Skip the pictures. Transcribe the rest of the data below without changing a word.
* Begin PROVIDED DATA *
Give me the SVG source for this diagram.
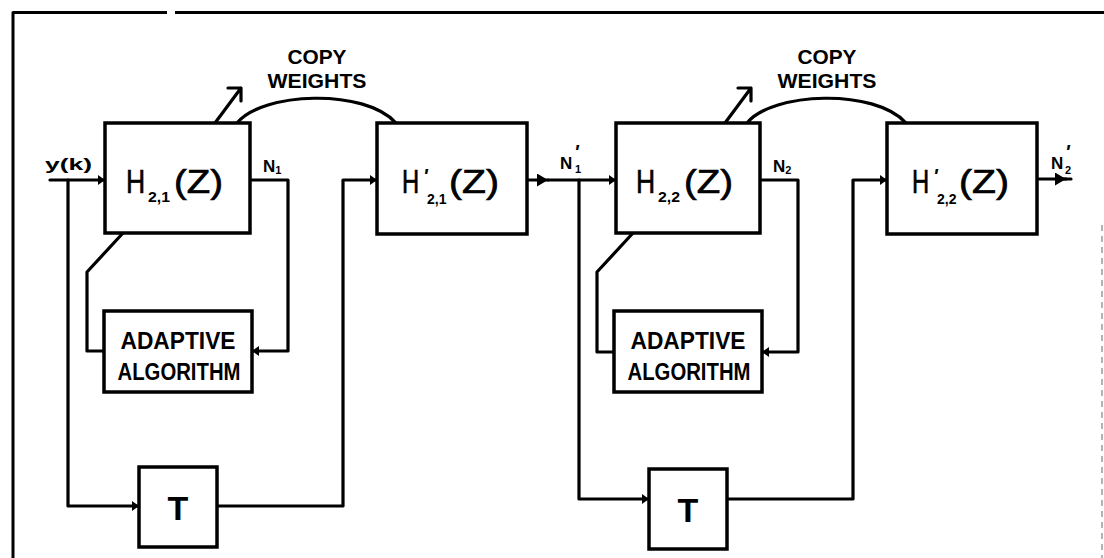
<svg xmlns="http://www.w3.org/2000/svg" width="1104" height="558" viewBox="0 0 1104 558">
<defs>
<style>
.box{fill:#fff;stroke:#000;stroke-width:3.5}
.ln{fill:none;stroke:#000;stroke-width:3.2;stroke-linejoin:round;stroke-linecap:round}
.big{font-family:"Liberation Sans",Arial,sans-serif;font-size:34px;fill:#000;stroke:#000;stroke-width:0.7}
.sub{font-family:"Liberation Sans",Arial,sans-serif;font-size:14px;font-weight:bold;font-style:normal;fill:#000}
.lbl{font-family:"Liberation Sans",Arial,sans-serif;font-weight:bold;fill:#000}
.pr{font-family:"Liberation Sans",Arial,sans-serif;font-weight:bold;font-style:italic;font-size:20px;fill:#000}
</style>
<marker id="ah" markerUnits="userSpaceOnUse" markerWidth="8" markerHeight="10" refX="7" refY="5" orient="auto" viewBox="0 0 8 10"><path d="M0,0 L7,5 L0,10 Z" fill="#000"/></marker>
<marker id="ahL" markerUnits="userSpaceOnUse" markerWidth="12" markerHeight="13" refX="11" refY="6.5" orient="auto" viewBox="0 0 12 13"><path d="M0,0 L11,6.5 L0,13 Z" fill="#000"/></marker>
</defs>
<rect x="0" y="0" width="1104" height="558" fill="#fff"/>
<g id="frame">
<path class="ln" style="stroke-width:3;stroke-linecap:butt" d="M13,558 L13,12.5 L167,12.5 M175,12.5 L1104,12.5"/>
<line x1="1102" y1="225" x2="1102" y2="558" stroke="#9a9a9a" stroke-width="1.5" stroke-dasharray="6 5"/>
</g>
<g id="connectors">
<path class="ln" d="M50,180 L105,180" marker-end="url(#ah)"/>
<path class="ln" d="M68,180 L68,506 L139,506" marker-end="url(#ah)"/>
<path class="ln" d="M217,506 L343,506 L343,180 L377,180" marker-end="url(#ah)"/>
<path class="ln" d="M250,180 L288,180 L288,351 L252,351" marker-end="url(#ah)"/>
<path class="ln" d="M104,351 L87,351 L87,272 L123,233"/>
<path class="ln" d="M215,123 L241,88 M228,88 L241,88 L241,101"/>
<path class="ln" d="M237,123 C262,92 365,88 396,123"/>
<path class="ln" d="M527,180 L548,180" marker-end="url(#ahL)"/>
<path class="ln" d="M548,180 L616,180" marker-end="url(#ah)"/>
<path class="ln" d="M579,180 L579,499 L649,499" marker-end="url(#ah)"/>
<path class="ln" d="M727,499 L853,499 L853,180 L887,180" marker-end="url(#ah)"/>
<path class="ln" d="M760,180 L798,180 L798,352 L762,352" marker-end="url(#ah)"/>
<path class="ln" d="M614,352 L597,352 L597,272 L633,233"/>
<path class="ln" d="M725,123 L751,88 M738,88 L751,88 L751,101"/>
<path class="ln" d="M747,123 C772,92 875,88 906,123"/>
<path class="ln" d="M1037,179 L1066,179" marker-end="url(#ahL)"/>
<path class="ln" d="M1064,179 L1071,179"/>
</g>
<g id="label-yk"><text class="lbl" x="45" y="170" font-size="17" textLength="47" lengthAdjust="spacingAndGlyphs">y(k)</text></g>
<g id="label-N1"><text class="lbl" x="263" y="172" font-size="17">N<tspan font-size="11" dx="0" dy="2">1</tspan></text></g>
<g id="label-N1p"><text class="lbl" x="560" y="169" font-size="17">N</text><text class="pr" x="574" y="159" font-size="18">'</text><text class="lbl" x="575" y="173" font-size="11">1</text></g>
<g id="label-N2"><text class="lbl" x="773" y="172" font-size="17">N<tspan font-size="11" dx="0" dy="2">2</tspan></text></g>
<g id="label-N2p"><text class="lbl" x="1051" y="169" font-size="17">N</text><text class="pr" x="1065" y="159" font-size="18">'</text><text class="lbl" x="1065" y="174" font-size="11">2</text></g>
<g id="label-copy1"><text class="lbl" x="317" y="64" font-size="21" text-anchor="middle" textLength="59" lengthAdjust="spacingAndGlyphs">COPY</text><text class="lbl" x="317" y="88" font-size="21" text-anchor="middle" textLength="99" lengthAdjust="spacingAndGlyphs">WEIGHTS</text></g>
<g id="label-copy2"><text class="lbl" x="827" y="64" font-size="21" text-anchor="middle" textLength="59" lengthAdjust="spacingAndGlyphs">COPY</text><text class="lbl" x="827" y="88" font-size="21" text-anchor="middle" textLength="99" lengthAdjust="spacingAndGlyphs">WEIGHTS</text></g>
<g id="H21">
<rect class="box" x="105" y="123" width="145" height="110"/>
<text class="big" transform="translate(126,193) scale(0.78,1)">H</text>
<text class="sub" x="148" y="202" textLength="22" lengthAdjust="spacingAndGlyphs">2,1</text>
<text class="big" x="174" y="193" textLength="49" lengthAdjust="spacingAndGlyphs">(Z)</text>
</g>
<g id="Hp21">
<rect class="box" x="377" y="123" width="150" height="111"/>
<text class="big" transform="translate(402,193) scale(0.7,1)">H</text>
<text class="pr" x="423" y="183">'</text>
<text class="sub" x="427" y="204">2,1</text>
<text class="big" x="449" y="193" textLength="50" lengthAdjust="spacingAndGlyphs">(Z)</text>
</g>
<g id="AA1">
<rect class="box" x="104" y="311" width="148" height="81"/>
<text class="lbl" x="178" y="349" font-size="23" text-anchor="middle" textLength="115" lengthAdjust="spacingAndGlyphs">ADAPTIVE</text>
<text class="lbl" x="179" y="380" font-size="23" text-anchor="middle" textLength="123" lengthAdjust="spacingAndGlyphs">ALGORITHM</text>
</g>
<g id="T1">
<rect class="box" x="139" y="467" width="78" height="80"/>
<text class="lbl" x="178" y="520" font-size="34" text-anchor="middle">T</text>
</g>
<g id="H22">
<rect class="box" x="616" y="123" width="144" height="110"/>
<text class="big" transform="translate(636,193) scale(0.78,1)">H</text>
<text class="sub" x="658" y="202" textLength="22" lengthAdjust="spacingAndGlyphs">2,2</text>
<text class="big" x="684" y="193" textLength="49" lengthAdjust="spacingAndGlyphs">(Z)</text>
</g>
<g id="Hp22">
<rect class="box" x="887" y="123" width="150" height="111"/>
<text class="big" transform="translate(912,193) scale(0.7,1)">H</text>
<text class="pr" x="933" y="183">'</text>
<text class="sub" x="937" y="204">2,2</text>
<text class="big" x="959" y="193" textLength="50" lengthAdjust="spacingAndGlyphs">(Z)</text>
</g>
<g id="AA2">
<rect class="box" x="614" y="311" width="148" height="81"/>
<text class="lbl" x="688" y="349" font-size="23" text-anchor="middle" textLength="115" lengthAdjust="spacingAndGlyphs">ADAPTIVE</text>
<text class="lbl" x="689" y="380" font-size="23" text-anchor="middle" textLength="123" lengthAdjust="spacingAndGlyphs">ALGORITHM</text>
</g>
<g id="T2">
<rect class="box" x="649" y="469" width="78" height="80"/>
<text class="lbl" x="688" y="522" font-size="34" text-anchor="middle">T</text>
</g>
</svg>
* End PROVIDED DATA *
• _FINAL ANSWER_
Give me the SVG source for this diagram.
<svg xmlns="http://www.w3.org/2000/svg" width="1104" height="558" viewBox="0 0 1104 558">
<defs>
<style>
.box{fill:#fff;stroke:#000;stroke-width:3.5}
.ln{fill:none;stroke:#000;stroke-width:3.2;stroke-linejoin:round;stroke-linecap:round}
.big{font-family:"Liberation Sans",Arial,sans-serif;font-size:34px;fill:#000;stroke:#000;stroke-width:0.7}
.sub{font-family:"Liberation Sans",Arial,sans-serif;font-size:14px;font-weight:bold;font-style:normal;fill:#000}
.lbl{font-family:"Liberation Sans",Arial,sans-serif;font-weight:bold;fill:#000}
.pr{font-family:"Liberation Sans",Arial,sans-serif;font-weight:bold;font-style:italic;font-size:20px;fill:#000}
</style>
<marker id="ah" markerUnits="userSpaceOnUse" markerWidth="8" markerHeight="10" refX="7" refY="5" orient="auto" viewBox="0 0 8 10"><path d="M0,0 L7,5 L0,10 Z" fill="#000"/></marker>
<marker id="ahL" markerUnits="userSpaceOnUse" markerWidth="12" markerHeight="13" refX="11" refY="6.5" orient="auto" viewBox="0 0 12 13"><path d="M0,0 L11,6.5 L0,13 Z" fill="#000"/></marker>
</defs>
<rect x="0" y="0" width="1104" height="558" fill="#fff"/>
<g id="frame">
<path class="ln" style="stroke-width:3;stroke-linecap:butt" d="M13,558 L13,12.5 L167,12.5 M175,12.5 L1104,12.5"/>
<line x1="1102" y1="225" x2="1102" y2="558" stroke="#9a9a9a" stroke-width="1.5" stroke-dasharray="6 5"/>
</g>
<g id="connectors">
<path class="ln" d="M50,180 L105,180" marker-end="url(#ah)"/>
<path class="ln" d="M68,180 L68,506 L139,506" marker-end="url(#ah)"/>
<path class="ln" d="M217,506 L343,506 L343,180 L377,180" marker-end="url(#ah)"/>
<path class="ln" d="M250,180 L288,180 L288,351 L252,351" marker-end="url(#ah)"/>
<path class="ln" d="M104,351 L87,351 L87,272 L123,233"/>
<path class="ln" d="M215,123 L241,88 M228,88 L241,88 L241,101"/>
<path class="ln" d="M237,123 C262,92 365,88 396,123"/>
<path class="ln" d="M527,180 L548,180" marker-end="url(#ahL)"/>
<path class="ln" d="M548,180 L616,180" marker-end="url(#ah)"/>
<path class="ln" d="M579,180 L579,499 L649,499" marker-end="url(#ah)"/>
<path class="ln" d="M727,499 L853,499 L853,180 L887,180" marker-end="url(#ah)"/>
<path class="ln" d="M760,180 L798,180 L798,352 L762,352" marker-end="url(#ah)"/>
<path class="ln" d="M614,352 L597,352 L597,272 L633,233"/>
<path class="ln" d="M725,123 L751,88 M738,88 L751,88 L751,101"/>
<path class="ln" d="M747,123 C772,92 875,88 906,123"/>
<path class="ln" d="M1037,179 L1066,179" marker-end="url(#ahL)"/>
<path class="ln" d="M1064,179 L1071,179"/>
</g>
<g id="label-yk"><text class="lbl" x="45" y="170" font-size="17" textLength="47" lengthAdjust="spacingAndGlyphs">y(k)</text></g>
<g id="label-N1"><text class="lbl" x="263" y="172" font-size="17">N<tspan font-size="11" dx="0" dy="2">1</tspan></text></g>
<g id="label-N1p"><text class="lbl" x="560" y="169" font-size="17">N</text><text class="pr" x="574" y="159" font-size="18">'</text><text class="lbl" x="575" y="173" font-size="11">1</text></g>
<g id="label-N2"><text class="lbl" x="773" y="172" font-size="17">N<tspan font-size="11" dx="0" dy="2">2</tspan></text></g>
<g id="label-N2p"><text class="lbl" x="1051" y="169" font-size="17">N</text><text class="pr" x="1065" y="159" font-size="18">'</text><text class="lbl" x="1065" y="174" font-size="11">2</text></g>
<g id="label-copy1"><text class="lbl" x="317" y="64" font-size="21" text-anchor="middle" textLength="59" lengthAdjust="spacingAndGlyphs">COPY</text><text class="lbl" x="317" y="88" font-size="21" text-anchor="middle" textLength="99" lengthAdjust="spacingAndGlyphs">WEIGHTS</text></g>
<g id="label-copy2"><text class="lbl" x="827" y="64" font-size="21" text-anchor="middle" textLength="59" lengthAdjust="spacingAndGlyphs">COPY</text><text class="lbl" x="827" y="88" font-size="21" text-anchor="middle" textLength="99" lengthAdjust="spacingAndGlyphs">WEIGHTS</text></g>
<g id="H21">
<rect class="box" x="105" y="123" width="145" height="110"/>
<text class="big" transform="translate(126,193) scale(0.78,1)">H</text>
<text class="sub" x="148" y="202" textLength="22" lengthAdjust="spacingAndGlyphs">2,1</text>
<text class="big" x="174" y="193" textLength="49" lengthAdjust="spacingAndGlyphs">(Z)</text>
</g>
<g id="Hp21">
<rect class="box" x="377" y="123" width="150" height="111"/>
<text class="big" transform="translate(402,193) scale(0.7,1)">H</text>
<text class="pr" x="423" y="183">'</text>
<text class="sub" x="427" y="204">2,1</text>
<text class="big" x="449" y="193" textLength="50" lengthAdjust="spacingAndGlyphs">(Z)</text>
</g>
<g id="AA1">
<rect class="box" x="104" y="311" width="148" height="81"/>
<text class="lbl" x="178" y="349" font-size="23" text-anchor="middle" textLength="115" lengthAdjust="spacingAndGlyphs">ADAPTIVE</text>
<text class="lbl" x="179" y="380" font-size="23" text-anchor="middle" textLength="123" lengthAdjust="spacingAndGlyphs">ALGORITHM</text>
</g>
<g id="T1">
<rect class="box" x="139" y="467" width="78" height="80"/>
<text class="lbl" x="178" y="520" font-size="34" text-anchor="middle">T</text>
</g>
<g id="H22">
<rect class="box" x="616" y="123" width="144" height="110"/>
<text class="big" transform="translate(636,193) scale(0.78,1)">H</text>
<text class="sub" x="658" y="202" textLength="22" lengthAdjust="spacingAndGlyphs">2,2</text>
<text class="big" x="684" y="193" textLength="49" lengthAdjust="spacingAndGlyphs">(Z)</text>
</g>
<g id="Hp22">
<rect class="box" x="887" y="123" width="150" height="111"/>
<text class="big" transform="translate(912,193) scale(0.7,1)">H</text>
<text class="pr" x="933" y="183">'</text>
<text class="sub" x="937" y="204">2,2</text>
<text class="big" x="959" y="193" textLength="50" lengthAdjust="spacingAndGlyphs">(Z)</text>
</g>
<g id="AA2">
<rect class="box" x="614" y="311" width="148" height="81"/>
<text class="lbl" x="688" y="349" font-size="23" text-anchor="middle" textLength="115" lengthAdjust="spacingAndGlyphs">ADAPTIVE</text>
<text class="lbl" x="689" y="380" font-size="23" text-anchor="middle" textLength="123" lengthAdjust="spacingAndGlyphs">ALGORITHM</text>
</g>
<g id="T2">
<rect class="box" x="649" y="469" width="78" height="80"/>
<text class="lbl" x="688" y="522" font-size="34" text-anchor="middle">T</text>
</g>
</svg>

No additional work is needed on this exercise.